WRITTEN REQUEST: Extract the complete listing and repeat it word for word.

GIVEN INFORMATION:
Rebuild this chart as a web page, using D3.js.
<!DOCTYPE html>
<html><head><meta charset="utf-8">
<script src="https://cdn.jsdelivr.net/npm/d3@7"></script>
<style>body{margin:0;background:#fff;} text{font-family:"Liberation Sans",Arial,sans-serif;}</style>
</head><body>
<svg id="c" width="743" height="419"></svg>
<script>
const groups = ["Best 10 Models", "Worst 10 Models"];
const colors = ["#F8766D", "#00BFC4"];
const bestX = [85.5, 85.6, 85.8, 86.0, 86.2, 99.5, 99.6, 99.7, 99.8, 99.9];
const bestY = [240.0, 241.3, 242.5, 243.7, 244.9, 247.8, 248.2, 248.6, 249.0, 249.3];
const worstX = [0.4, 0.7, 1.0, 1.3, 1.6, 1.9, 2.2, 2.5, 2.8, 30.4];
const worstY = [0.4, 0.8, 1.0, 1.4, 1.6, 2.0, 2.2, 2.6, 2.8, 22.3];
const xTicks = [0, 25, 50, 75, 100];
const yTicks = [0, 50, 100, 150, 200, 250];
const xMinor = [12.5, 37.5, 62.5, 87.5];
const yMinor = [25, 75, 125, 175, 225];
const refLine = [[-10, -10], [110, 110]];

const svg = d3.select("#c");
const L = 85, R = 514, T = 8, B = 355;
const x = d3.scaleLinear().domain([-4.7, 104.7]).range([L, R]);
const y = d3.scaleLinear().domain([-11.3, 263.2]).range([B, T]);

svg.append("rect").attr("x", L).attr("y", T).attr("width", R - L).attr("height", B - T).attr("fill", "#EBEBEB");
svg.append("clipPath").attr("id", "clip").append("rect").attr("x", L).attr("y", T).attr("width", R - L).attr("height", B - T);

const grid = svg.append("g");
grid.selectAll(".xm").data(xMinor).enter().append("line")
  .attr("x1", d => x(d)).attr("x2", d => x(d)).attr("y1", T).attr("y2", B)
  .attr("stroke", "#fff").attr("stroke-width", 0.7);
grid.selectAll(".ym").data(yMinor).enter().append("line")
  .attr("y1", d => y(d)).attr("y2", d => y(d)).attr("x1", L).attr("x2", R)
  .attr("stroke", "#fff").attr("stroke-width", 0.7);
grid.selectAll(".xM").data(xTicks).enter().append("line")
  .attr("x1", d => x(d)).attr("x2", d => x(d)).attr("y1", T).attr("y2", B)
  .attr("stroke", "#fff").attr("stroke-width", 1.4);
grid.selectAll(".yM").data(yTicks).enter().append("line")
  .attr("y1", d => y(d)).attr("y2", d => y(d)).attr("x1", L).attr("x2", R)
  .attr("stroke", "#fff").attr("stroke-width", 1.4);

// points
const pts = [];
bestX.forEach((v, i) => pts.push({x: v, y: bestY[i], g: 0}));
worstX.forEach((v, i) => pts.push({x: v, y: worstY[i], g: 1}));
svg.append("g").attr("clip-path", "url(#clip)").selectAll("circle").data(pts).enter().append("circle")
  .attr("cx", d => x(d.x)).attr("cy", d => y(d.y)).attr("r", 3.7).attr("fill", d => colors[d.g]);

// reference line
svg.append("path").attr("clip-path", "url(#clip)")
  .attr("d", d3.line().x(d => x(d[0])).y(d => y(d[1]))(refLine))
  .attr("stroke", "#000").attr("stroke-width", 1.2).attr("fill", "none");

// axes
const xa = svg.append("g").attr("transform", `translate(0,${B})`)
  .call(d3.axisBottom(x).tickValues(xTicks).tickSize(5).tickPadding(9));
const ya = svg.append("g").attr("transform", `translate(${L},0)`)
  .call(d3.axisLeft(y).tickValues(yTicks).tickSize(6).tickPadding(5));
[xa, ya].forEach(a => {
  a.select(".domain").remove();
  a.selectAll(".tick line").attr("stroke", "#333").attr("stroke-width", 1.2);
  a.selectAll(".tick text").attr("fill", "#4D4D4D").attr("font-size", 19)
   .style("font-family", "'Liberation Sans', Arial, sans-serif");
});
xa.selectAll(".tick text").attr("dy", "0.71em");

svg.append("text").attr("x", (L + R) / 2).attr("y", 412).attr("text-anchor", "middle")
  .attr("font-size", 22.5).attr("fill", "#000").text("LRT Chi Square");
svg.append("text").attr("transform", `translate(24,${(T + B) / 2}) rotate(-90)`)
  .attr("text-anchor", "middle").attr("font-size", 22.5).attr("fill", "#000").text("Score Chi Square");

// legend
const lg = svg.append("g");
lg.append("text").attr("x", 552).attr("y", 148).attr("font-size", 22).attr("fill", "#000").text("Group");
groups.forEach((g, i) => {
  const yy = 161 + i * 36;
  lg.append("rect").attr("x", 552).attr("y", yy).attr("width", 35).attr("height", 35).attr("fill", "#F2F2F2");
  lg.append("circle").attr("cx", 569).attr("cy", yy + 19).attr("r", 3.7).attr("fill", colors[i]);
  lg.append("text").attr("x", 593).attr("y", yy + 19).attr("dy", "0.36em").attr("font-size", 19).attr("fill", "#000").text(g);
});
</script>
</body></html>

ANSWER FOR THE TASK:
Rebuild this chart as a web page, using D3.js.
<!DOCTYPE html>
<html><head><meta charset="utf-8">
<script src="https://cdn.jsdelivr.net/npm/d3@7"></script>
<style>body{margin:0;background:#fff;} text{font-family:"Liberation Sans",Arial,sans-serif;}</style>
</head><body>
<svg id="c" width="743" height="419"></svg>
<script>
const groups = ["Best 10 Models", "Worst 10 Models"];
const colors = ["#F8766D", "#00BFC4"];
const bestX = [85.5, 85.6, 85.8, 86.0, 86.2, 99.5, 99.6, 99.7, 99.8, 99.9];
const bestY = [240.0, 241.3, 242.5, 243.7, 244.9, 247.8, 248.2, 248.6, 249.0, 249.3];
const worstX = [0.4, 0.7, 1.0, 1.3, 1.6, 1.9, 2.2, 2.5, 2.8, 30.4];
const worstY = [0.4, 0.8, 1.0, 1.4, 1.6, 2.0, 2.2, 2.6, 2.8, 22.3];
const xTicks = [0, 25, 50, 75, 100];
const yTicks = [0, 50, 100, 150, 200, 250];
const xMinor = [12.5, 37.5, 62.5, 87.5];
const yMinor = [25, 75, 125, 175, 225];
const refLine = [[-10, -10], [110, 110]];

const svg = d3.select("#c");
const L = 85, R = 514, T = 8, B = 355;
const x = d3.scaleLinear().domain([-4.7, 104.7]).range([L, R]);
const y = d3.scaleLinear().domain([-11.3, 263.2]).range([B, T]);

svg.append("rect").attr("x", L).attr("y", T).attr("width", R - L).attr("height", B - T).attr("fill", "#EBEBEB");
svg.append("clipPath").attr("id", "clip").append("rect").attr("x", L).attr("y", T).attr("width", R - L).attr("height", B - T);

const grid = svg.append("g");
grid.selectAll(".xm").data(xMinor).enter().append("line")
  .attr("x1", d => x(d)).attr("x2", d => x(d)).attr("y1", T).attr("y2", B)
  .attr("stroke", "#fff").attr("stroke-width", 0.7);
grid.selectAll(".ym").data(yMinor).enter().append("line")
  .attr("y1", d => y(d)).attr("y2", d => y(d)).attr("x1", L).attr("x2", R)
  .attr("stroke", "#fff").attr("stroke-width", 0.7);
grid.selectAll(".xM").data(xTicks).enter().append("line")
  .attr("x1", d => x(d)).attr("x2", d => x(d)).attr("y1", T).attr("y2", B)
  .attr("stroke", "#fff").attr("stroke-width", 1.4);
grid.selectAll(".yM").data(yTicks).enter().append("line")
  .attr("y1", d => y(d)).attr("y2", d => y(d)).attr("x1", L).attr("x2", R)
  .attr("stroke", "#fff").attr("stroke-width", 1.4);

// points
const pts = [];
bestX.forEach((v, i) => pts.push({x: v, y: bestY[i], g: 0}));
worstX.forEach((v, i) => pts.push({x: v, y: worstY[i], g: 1}));
svg.append("g").attr("clip-path", "url(#clip)").selectAll("circle").data(pts).enter().append("circle")
  .attr("cx", d => x(d.x)).attr("cy", d => y(d.y)).attr("r", 3.7).attr("fill", d => colors[d.g]);

// reference line
svg.append("path").attr("clip-path", "url(#clip)")
  .attr("d", d3.line().x(d => x(d[0])).y(d => y(d[1]))(refLine))
  .attr("stroke", "#000").attr("stroke-width", 1.2).attr("fill", "none");

// axes
const xa = svg.append("g").attr("transform", `translate(0,${B})`)
  .call(d3.axisBottom(x).tickValues(xTicks).tickSize(5).tickPadding(9));
const ya = svg.append("g").attr("transform", `translate(${L},0)`)
  .call(d3.axisLeft(y).tickValues(yTicks).tickSize(6).tickPadding(5));
[xa, ya].forEach(a => {
  a.select(".domain").remove();
  a.selectAll(".tick line").attr("stroke", "#333").attr("stroke-width", 1.2);
  a.selectAll(".tick text").attr("fill", "#4D4D4D").attr("font-size", 19)
   .style("font-family", "'Liberation Sans', Arial, sans-serif");
});
xa.selectAll(".tick text").attr("dy", "0.71em");

svg.append("text").attr("x", (L + R) / 2).attr("y", 412).attr("text-anchor", "middle")
  .attr("font-size", 22.5).attr("fill", "#000").text("LRT Chi Square");
svg.append("text").attr("transform", `translate(24,${(T + B) / 2}) rotate(-90)`)
  .attr("text-anchor", "middle").attr("font-size", 22.5).attr("fill", "#000").text("Score Chi Square");

// legend
const lg = svg.append("g");
lg.append("text").attr("x", 552).attr("y", 148).attr("font-size", 22).attr("fill", "#000").text("Group");
groups.forEach((g, i) => {
  const yy = 161 + i * 36;
  lg.append("rect").attr("x", 552).attr("y", yy).attr("width", 35).attr("height", 35).attr("fill", "#F2F2F2");
  lg.append("circle").attr("cx", 569).attr("cy", yy + 19).attr("r", 3.7).attr("fill", colors[i]);
  lg.append("text").attr("x", 593).attr("y", yy + 19).attr("dy", "0.36em").attr("font-size", 19).attr("fill", "#000").text(g);
});
</script>
</body></html>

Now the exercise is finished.